Inconsistent Power Delivery: During aggressive maneuvers or high-throttle bursts, the voltage drop can become more pronounced, leading to inconsistent power delivery and potentially unstable flight characteristics.

Mechanical Stress and Durability

While gauge primarily addresses electrical properties, it also plays a role in mechanical durability.

Fatigue and Breakage: Thinner wires are more susceptible to fatigue from repeated bending, vibration, and general wear and tear. A broken power wire mid-flight would inevitably lead to a crash.
Installation Challenges: While thicker wires are more robust, they are also less flexible. This can make routing them in compact drone frames challenging. Balancing flexibility with current capacity is key.

Selecting the Right Gauge for Your Drone Accessories

Choosing the correct wire gauge involves a blend of calculation, practical considerations, and safety margins. It’s an essential skill for any serious drone enthusiast or builder.

Calculating Current Requirements

The foundational step is to determine the maximum continuous current that the wire will carry.

Total Motor Current: For a multirotor, sum the maximum current draw of all motors at full throttle. ESC specifications or motor test data sheets can provide this information. For example, if each of your four motors can draw a maximum of 30A, your main battery leads need to handle at least 120A (30A x 4).
ESC Rating: Always check the continuous and burst current ratings of your ESCs. The wires connecting to them should be capable of handling these loads.
System Components: Factor in current draw from other accessories like FPV cameras, video transmitters, and lighting if they are drawing directly from the main power bus.

Factors Beyond Amperage (Length, Environment)

While current is the primary factor, other variables influence gauge selection:

Wire Length: Longer wires have higher total resistance and thus greater voltage drop and heat generation for the same gauge. For very long runs, you might need to use a slightly thicker gauge than specified for short runs. In drones, wire runs are generally short, minimizing this effect but not eliminating it.
Temperature: Wires carrying current generate heat. If the wire is in a hot environment (e.g., inside a cramped, poorly ventilated drone frame, or near hot ESCs/motors), its ability to dissipate heat is reduced, making it more prone to overheating. In such cases, a thicker gauge provides an extra margin of safety.
Insulation Type: High-quality silicone insulation (e.g., often found on LiPo battery leads) can withstand much higher temperatures than standard PVC insulation, offering greater resilience against accidental overheating. However, this does not negate the need for proper gauging.

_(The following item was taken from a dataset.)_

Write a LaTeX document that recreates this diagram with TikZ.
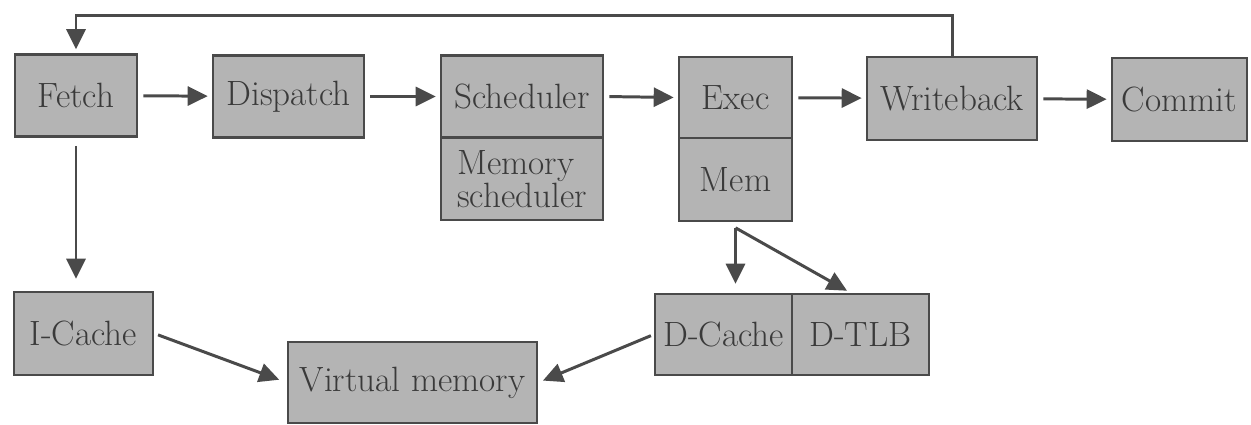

Practical Tips for Drone Builders

Consult Charts: Refer to reputable AWG current capacity charts (often called ampacity charts). These charts provide safe current limits for various gauges under different conditions. Always err on the side of caution and choose a slightly thicker wire if in doubt.
Matching Components: Ensure that the wire gauge, connectors, and all power-carrying components (ESCs, PDBs) are rated for the highest expected current of your system. A single weak link can compromise the entire power delivery system.
Quality Wires: Invest in high-quality, multi-strand silicone-insulated wire. The higher strand count offers greater flexibility and often better current carrying capacity than solid core or low-strand alternatives.
Minimize Lengths: Keep all power-carrying wires as short as practically possible to reduce resistance and weight.
Solder Quality: Good soldering technique is crucial. Cold or poorly made solder joints introduce additional resistance and are common points of failure, irrespective of wire gauge.

By meticulously understanding and applying the principles of wire gauge selection, drone enthusiasts can ensure their accessories perform optimally, extend the life of their components, and, most importantly, operate their drones safely and reliably.